VLA photocatalysts: Visible Light Active Photocatalyst Materials for Solar Water Purification
The increase of harmful algal blooms by cyanobacteria (Cyano-HABs) in estuaries and freshwater aquatic systems around the world is a major global problem. Cyano-HABs produce and release a variety of cyanobacterial toxins (cyanotoxins) (i.e., hepatotoxins, dermatotoxins, neurotoxins) with extremely high toxicity. The presence of high concentrations of harmful cyanotoxins in aquatic systems that serve or could potentially serve as sources of drinking water supply is a serious threat to human and environmental health. Conventional water treatment technologies are not wholly effective for the removal of these highly toxic naturally occurring toxic organic compounds and there is a critical need to develop new technologies which can effectively remove cyanotoxins from water. This project will be aligned with our project funded under the US-Ireland R&D initiative, which aims to develop a solar driven advanced oxidation technology (AOT) as a viable solution to the problem of cyanotoxin contamination in water. Photocatalysis is an AOT which utilizes lightactivated semiconductors to drive redox processes in water, leading to the destruction of organic pollutants and the inactivation of microorganisms. Titanium dioxide (TiO2) is the most suitable photocatalyst for water treatment; however, it requires UV excitation meaning that only 4% of the solar spectrum can be utilized. The development of visible light active (VLA) photocatalyst materials would be a major step forward towards the effective utilization of solar energy for the treatment of polluted water. Non-metal doped visible light activated (VLA) TiO2 materials are especially promising because they are strong visible-light absorbers and readily sensitize the formation of reactive oxygen species (ROS), which are known to degrade toxic organic pollutants. At present, the chemistry of organic substrates in the presence of irradiated VLA TiO2 is not well understood.

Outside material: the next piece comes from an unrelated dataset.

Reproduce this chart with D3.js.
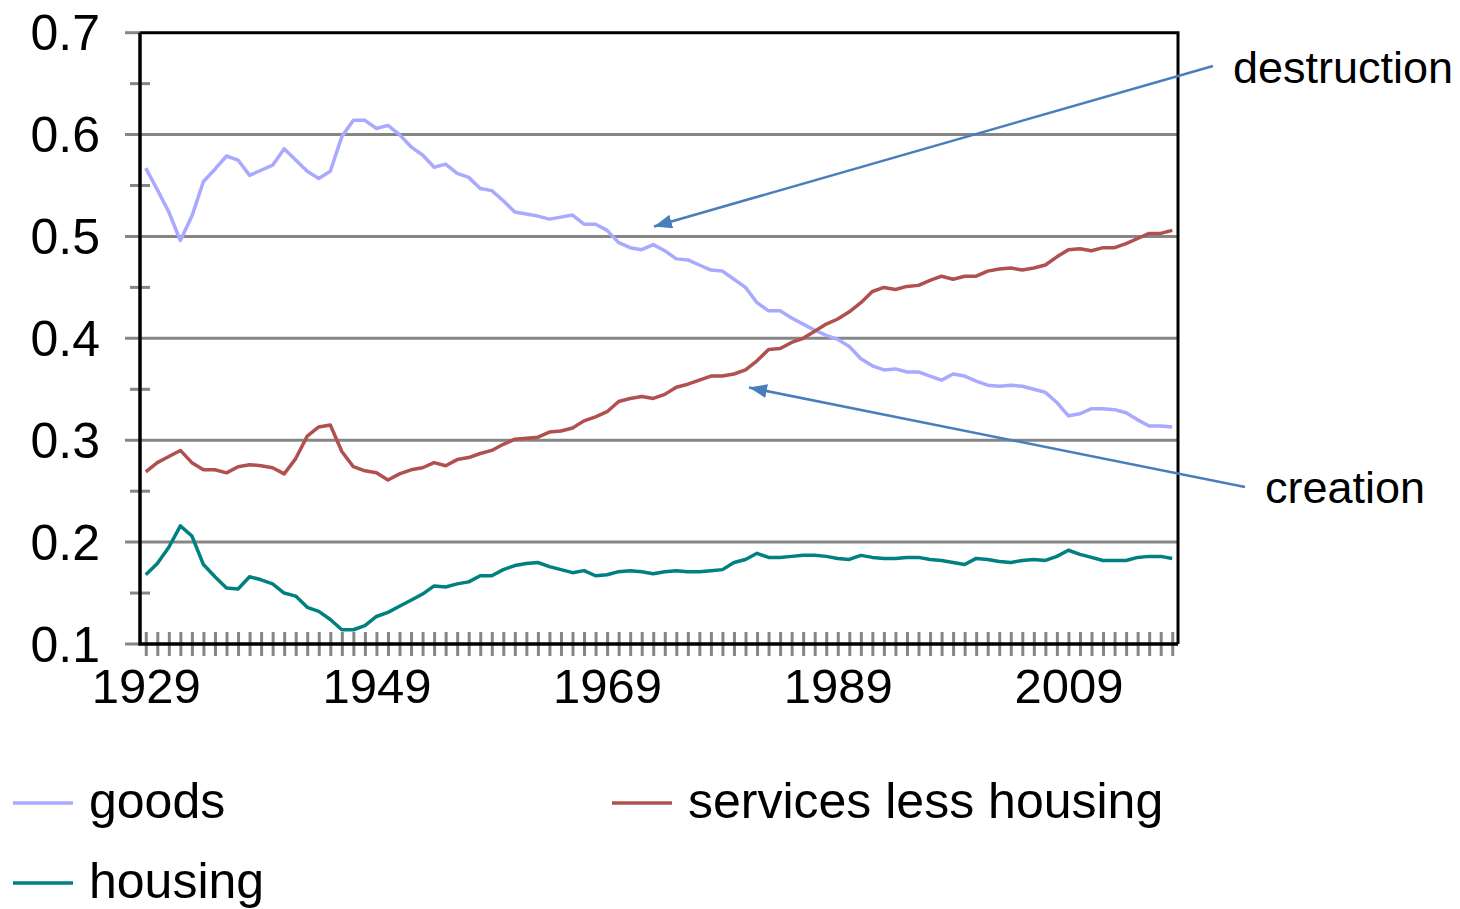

This gap in the knowledge base is a critical problem, because it prevents the optimization of these systems for water treatment applications.
Objectives:
(1) Synthesize, characterize and optimize new VLA TiO2 photocatalysts that will be evaluated for the destruction of cyanotoxins in water, (2) Investigate the photoelectrochemical response of VLA TiO2 photocatalysts,
This project will offer the opportunity for the student to spend time working with our project partners in the USA and Dublin.
Personnel Involved
First Supervisor: Byrne, J Dr
Second Supervisor: McLaughlin, JAD Prof
Collaboration: This project does not involve collaboration with another establishment
Synopsis:
The increase of harmful algal blooms by cyanobacteria (Cyano-HABs) in estuaries and freshwater aquatic systems around the world is a major global problem. Cyano-HABs produce and release a variety of cyanobacterial toxins (cyanotoxins) (i.e., hepatotoxins, dermatotoxins, neurotoxins) with extremely high toxicity. Photocatalysis utilizes lightactivated semiconductors to drive redox processes in water, leading to the destruction of organic pollutants and the inactivation of microorganisms. The development of visible light active (VLA) photocatalyst materials would be a major step forward towards the effective utilization of solar energy for the treatment of polluted water.